Das Reich Gottes kommt nicht erst am Ende aller Zeiten. Es bricht schon heute an – dort, wo Menschen anfangen, gerecht anders zu leben. Nicht spektakulär, aber beständig. Nicht aus eigener Kraft, sondern aus der Kraft des Geistes.

Dann öffnet eine Gemeinde ihre Türen für Menschen in Not, richtet eine Sozialstation ein, eröffnet im Winter eine Suppenküche für Arme und ein Café im Sommer, führt Winterspielplätze für Kinder durch und macht im Sonner eine Freizeit für Eltern und Kinder. Der Kreativität sind keine Grenzen gesetzt. Es ist alles sehr wertvoll.

Es gibt noch viel mehr. Zum Beispiel eine Familie, die sich für Pflegekinder entscheidet, oder Jugendliche, die ihre Stimme gegen Rassismus erheben. Menschen, die sich auf dem Hintergrund ihres Glaubens in der Kommunalpolitik engagieren und andere, die sich durch ihr Leben und handeln gegen alles Menschenwidrige stellen. Hier wächst Gottes Reich – unscheinbar wie ein Senfkorn, aber voller Verheißung.

„Dein Reich komme“ – das ist nicht nur eine Bitte, sondern auch ein Auftrag. Es heißt: Bleib nicht stehen. Lebe anders. Liebe weiter. Vertraue tiefer. Halte aus. Und wisse: Du bist nicht allein. Wo zwei oder drei in seinem Namen zusammenkommen, sich engagieren, Zeichen der Hoffnung setzen, da ist Christus mitten unter ihnen – und sein Reich mit ihm.

In einer Welt, die oft von Angst, Hass und Unsicherheit geprägt ist, braucht es Menschen, die sich leiten lassen von einer anderen Kraft. Vom Geist Gottes, der befreit – denn noch einmal: „Wo der Geist des Herrn ist, da ist Freiheit“ (2. Korinther 3,17).

Wer das Vaterunser betet, spricht ein Gebet gegen die Gleichgültigkeit. Wer „Dein Reich komme“ sagt, entscheidet sich gegen das bloße Weitermachen wie bisher. Es ist ein Gebet aus der Hoffnung heraus – und zugleich eine Lebenshaltung: gerecht. Anders eben, mutig, zukunftsgewandt, hoffnungsstark, mit erhobenem Blick auf den auferstandenen Herrn Jesus Christus.

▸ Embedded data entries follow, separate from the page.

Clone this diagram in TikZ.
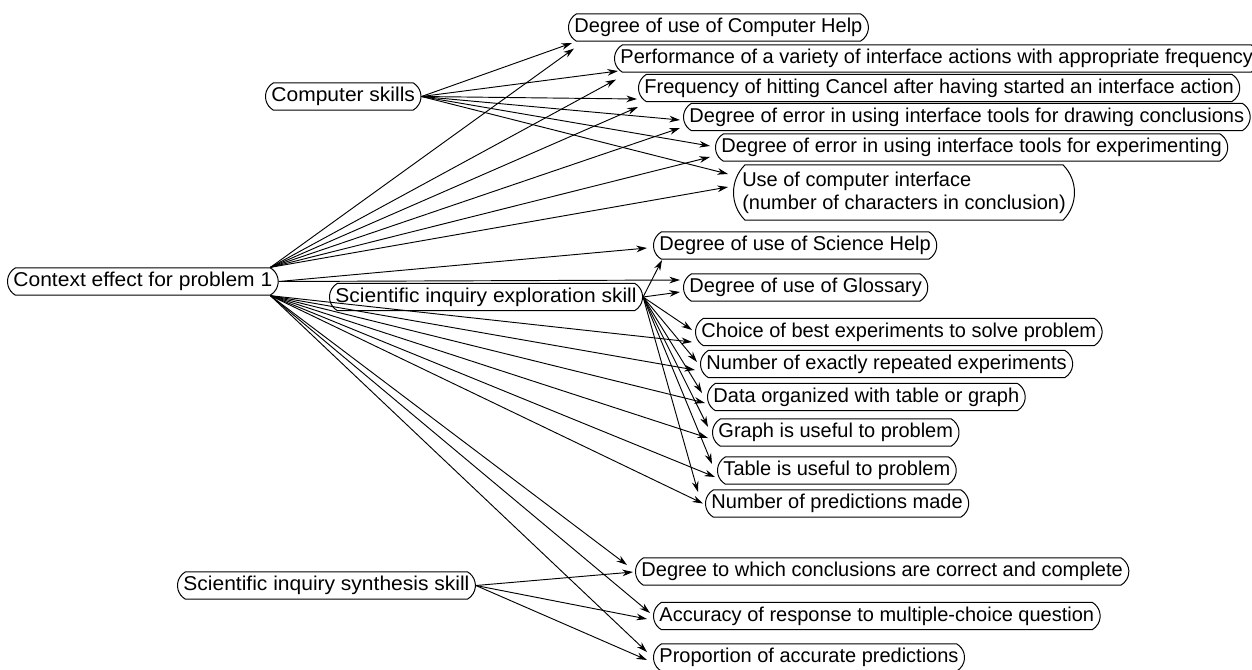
\documentclass[tikz,border=0pt]{standalone}
\usepackage{fontspec}
\setmainfont{Liberation Sans}
\newfontfamily\widefont[FakeStretch=1.05]{Liberation Sans}
\usetikzlibrary{shapes.misc,arrows.meta,calc}
\newcommand{\boxfont}{\fontsize{15}{17.4}\selectfont}
\newcommand{\srcfont}{\widefont\fontsize{15}{17.4}\selectfont}

\begin{document}
\begin{tikzpicture}[x=0.75pt,y=0.75pt,yscale=-1,xscale=1,
  item/.style={draw, rounded rectangle, rounded rectangle arc length=120, line width=0.75pt, inner xsep=2pt, inner ysep=3pt, text height=11pt, text depth=3.5pt, anchor=west, font=\boxfont},
  source/.style={item, font=\srcfont},
  arr/.style={-{Stealth[length=8pt,width=5pt]}, line width=0.7pt}]
\useasboundingbox (0,0) rectangle (1252,669);

% Text Node
\draw (265,96.5) node [source] (cs) {Computer skills};
% Text Node
\draw (7,281.5) node [source] (ctx) {Context effect for problem 1};
% Text Node
\draw (329,297) node [source] (expl) {Scientific inquiry exploration skill};
% Text Node
\draw (177,585.5) node [source] (syn) {Scientific inquiry synthesis skill};

% Text Node
\draw (568,27.5) node [item] (chelp) {Degree of use of Computer Help};
% Text Node
\draw (614,58.5) node [item] (perf) {Performance of a variety of interface actions with appropriate frequency};
% Text Node
\draw (638,88) node [item] (cancel) {Frequency of hitting Cancel after having started an interface action\hspace{8pt}};
% Text Node
\draw (683,117) node [item] (errconc) {Degree of error in using interface tools for drawing conclusions};
% Text Node
\draw (715,147.5) node [item] (errexp) {Degree of error in using interface tools for experimenting\hspace{3pt}};
% Text Node
\draw (733,192.5) node [draw, rounded rectangle, rounded rectangle arc length=90, line width=0.75pt, inner xsep=2pt, inner ysep=5pt, anchor=west, align=left, font=\boxfont] (iface) {Use of computer interface\\(number of characters in conclusion)};
% Text Node
\draw (653,245.5) node [item] (shelp) {Degree of use of Science Help};
% Text Node
\draw (683,287.5) node [item] (gloss) {Degree of use of Glossary};
% Text Node
\draw (695,332) node [item] (choice) {Choice of best experiments to solve problem};
% Text Node
\draw (700,364) node [item] (rep) {Number of exactly repeated experiments\hspace{8pt}};
% Text Node
\draw (707,397) node [item] (data) {Data organized with table or graph};
% Text Node
\draw (712,432.5) node [item] (graph) {Graph is useful to problem\hspace{3pt}};
% Text Node
\draw (717,470.5) node [item] (table) {Table is useful to problem};
% Text Node
\draw (705,503.5) node [item] (npred) {Number of predictions made};
% Text Node
\draw (635,571.5) node [item] (concl) {Degree to which conclusions are correct and complete};
% Text Node
\draw (653,616) node [item] (mcq) {Accuracy of response to multiple-choice question\hspace{3pt}};
% Text Node
\draw (653,657.5) node [item] (prop) {Proportion of accurate predictions};

%Straight Lines (computer skills)
\draw [arr] (cs.east) -- ($(chelp.west)+(4,15.5)$);
\draw [arr] (cs.east) -- ($(perf.west)+(4,12.5)$);
\draw [arr] (cs.east) -- ($(cancel.west)+(-1,11)$);
\draw [arr] (cs.east) -- ($(errconc.west)+(-3,3)$);
\draw [arr] (cs.east) -- ($(errexp.west)+(-5,-1.5)$);
\draw [arr] (cs.east) -- ($(iface.west)+(-5,-18.5)$);

%Straight Lines (context effect)
\draw [arr] (ctx.north east) -- ($(chelp.west)+(6,21)$);
\draw [arr] (ctx.north east) -- ($(perf.west)+(2,21)$);
\draw [arr] (ctx.north east) -- ($(cancel.west)+(0,19)$);
\draw [arr] (ctx.north east) -- ($(errconc.west)+(-3,11)$);
\draw [arr] (ctx.north east) -- ($(errexp.west)+(-5,9.5)$);
\draw [arr] (ctx.north east) -- ($(iface.west)+(-5,-5.5)$);
\draw [arr] (ctx.east) -- ($(shelp.west)+(-6,2.5)$);
\draw [arr] (ctx.east) -- ($(gloss.west)+(-3,-7.5)$);
\draw [arr] (ctx.south east) -- ($(choice.west)+(-3,10)$);
\draw [arr] (ctx.south east) -- ($(rep.west)+(-5,6)$);
\draw [arr] (ctx.south east) -- ($(data.west)+(-2,6)$);
\draw [arr] (ctx.south east) -- ($(graph.west)+(-4,5.5)$);
\draw [arr] (ctx.south east) -- ($(table.west)+(-2,6.5)$);
\draw [arr] (ctx.south east) -- ($(npred.west)+(-2,0)$);
\draw [arr] (ctx.south east) -- ($(concl.west)+(-8,-6.5)$);
\draw [arr] (ctx.south east) -- ($(mcq.west)+(-3,-3)$);
\draw [arr] (ctx.south east) -- ($(prop.west)+(-6,-5.5)$);

%Straight Lines (exploration skill)
\draw [arr] (expl.east) -- ($(shelp.west)+(9,14.5)$);
\draw [arr] (expl.east) -- ($(gloss.west)+(-3,4.5)$);
\draw [arr] (expl.east) -- ($(choice.west)+(-3,-2)$);
\draw [arr] (expl.east) -- ($(rep.west)+(-3,-2)$);
\draw [arr] (expl.east) -- ($(data.west)+(-5,-4)$);
\draw [arr] (expl.east) -- ($(graph.west)+(-4,-5.5)$);
\draw [arr] (expl.east) -- ($(table.west)+(-5,-6.5)$);
\draw [arr] (expl.east) -- ($(npred.west)+(-7,-11.5)$);

%Straight Lines (synthesis skill)
\draw [arr] (syn.east) -- ($(concl.west)+(-2,0.5)$);
\draw [arr] (syn.east) -- ($(mcq.west)+(-6,3)$);
\draw [arr] (syn.east) -- ($(prop.west)+(-6,2.5)$);

\end{tikzpicture}
\end{document}
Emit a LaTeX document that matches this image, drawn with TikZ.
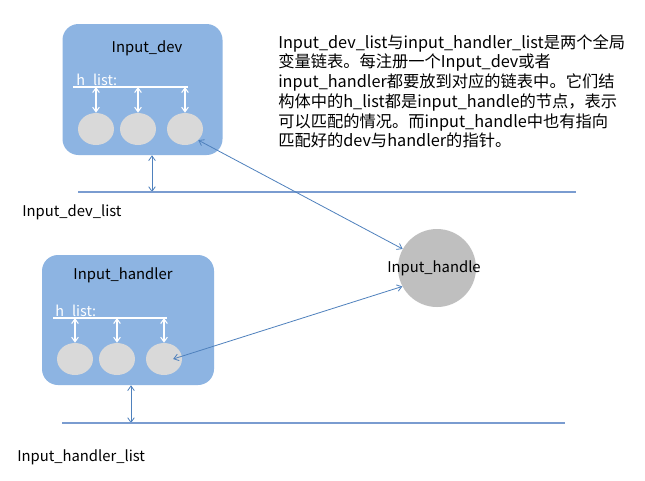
\documentclass[tikz,border=0pt]{standalone}
\usepackage{fontspec}
\setmainfont{Noto Sans CJK SC}
\usetikzlibrary{arrows.meta,shapes.geometric,calc}
\definecolor{boxblue}{HTML}{8DB4E2}
\definecolor{ellgray}{HTML}{D9D9D9}
\definecolor{handlegray}{HTML}{BFBFBF}
\definecolor{lineblue}{HTML}{4F81BD}
\definecolor{hlineblue}{HTML}{7A9CD0}
\begin{document}
\begin{tikzpicture}[x=0.75pt,y=-0.75pt,
  box/.style={draw=none,fill=boxblue,rounded corners=12pt,inner sep=0pt},
  ell/.style={ellipse,fill=ellgray,minimum width=27pt,minimum height=24pt,inner sep=0pt},
  lbl/.style={font=\fontsize{11.1}{13}\selectfont,text=black,inner sep=0pt},
  hl/.style={font=\fontsize{10.8}{13}\selectfont,text=white,inner sep=0pt,anchor=base west},
  wline/.style={draw=white,line width=0.8pt},
  warr/.style={draw=white,line width=0.8pt,{Straight Barb[length=3.5pt,width=5pt]}-{Straight Barb[length=3.5pt,width=5pt]}},
  barr/.style={draw=lineblue,line width=0.6pt,{Straight Barb[length=3.5pt,width=5pt]}-{Straight Barb[length=3.5pt,width=5pt]}},
  bline/.style={draw=hlineblue,line width=0.9pt},
  para/.style={font=\fontsize{12.2}{14.8}\selectfont,text=black,inner sep=0pt,align=left,anchor=north west}]
\useasboundingbox (0,0) rectangle (645,480);
\fill[white] (0,0) rectangle (645,480);

% ---------- Input_dev ----------
\node[box,minimum width=120pt,minimum height=98.25pt] (devbox) at (142.5,89.5) {};
\node[lbl] (devlbl) at (147,48) {Input\_dev};
\node[hl] (devhl) at (76,85) {h\_list:};
\coordinate (dhA) at (73,87);
\coordinate (dhB) at (188,87);
\draw[wline] (dhA) -- (dhB);
\node[ell] (e11) at (96,129) {};
\node[ell] (e12) at (138,129) {};
\node[ell] (e13) at (185,129) {};
\draw[warr] (e11.north |- dhA) -- (e11.north);
\draw[warr] (e12.north |- dhA) -- (e12.north);
\draw[warr] (e13.north |- dhA) -- (e13.north);
\coordinate (dl) at (152,192);
\draw[barr] (devbox.south -| dl) -- (dl);
\coordinate (dlA) at (78,192);
\coordinate (dlB) at (576,192);
\draw[bline] (dlA) -- (dlB);
\node[lbl,anchor=west] (devlist) at (22,212) {Input\_dev\_list};

% ---------- Input_handler ----------
\node[box,minimum width=129pt,minimum height=97.5pt] (hdbox) at (128,320) {};
\node[lbl] (hdlbl) at (123,275) {Input\_handler};
\node[hl] (hdhl) at (55,316) {h\_list:};
\coordinate (hhA) at (53,318);
\coordinate (hhB) at (167,318);
\draw[wline] (hhA) -- (hhB);
\node[ell] (e21) at (75,359) {};
\node[ell] (e22) at (117,359) {};
\node[ell] (e23) at (164,359) {};
\draw[warr] (e21.north |- hhA) -- (e21.north);
\draw[warr] (e22.north |- hhA) -- (e22.north);
\draw[warr] (e23.north |- hhA) -- (e23.north);
\coordinate (hl) at (131,423);
\draw[barr] (hdbox.south -| hl) -- (hl);
\coordinate (hlA) at (62,423);
\coordinate (hlB) at (565,423);
\draw[bline] (hlA) -- (hlB);
\node[lbl,anchor=west] (hdlist) at (17,457) {Input\_handler\_list};

% ---------- Input_handle ----------
\node[circle,fill=handlegray,minimum size=58.5pt,inner sep=0pt] (handle) at (437,268) {};
\node[lbl] (handlelbl) at (434,268) {Input\_handle};

\draw[barr] (e13.-40) -- (handle.151);
\draw[barr] ($(e23.center)!0.5!(e23.east)$) -- (handle.208);

% ---------- description ----------
\node[para] (desc) at (278,34) {Input\_dev\_list与input\_handler\_list是两个全局\\
变量链表。每注册一个Input\_dev或者\\
input\_handler都要放到对应的链表中。它们结\\
构体中的h\_list都是input\_handle的节点，表示\\
可以匹配的情况。而input\_handle中也有指向\\
匹配好的dev与handler的指针。};
\end{tikzpicture}
\end{document}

Möge dieses Gebet uns weiter verwandeln. Möge es unsere Gemeinden verändern. Und möge durch uns etwas sichtbar werden von dem, was wir erwarten: Gottes Reich. Mitten in dieser Welt.

Nach zehn Jahren als Präsident unseres Bundes verabschiede mich an dieser Stelle. Lasst uns fröhlich unterwegs bleiben. Gottes Reich wächst oft im Verborgenen. Aber es wächst. Immer dort, wo Menschen gerecht, anders und aus Liebe leben.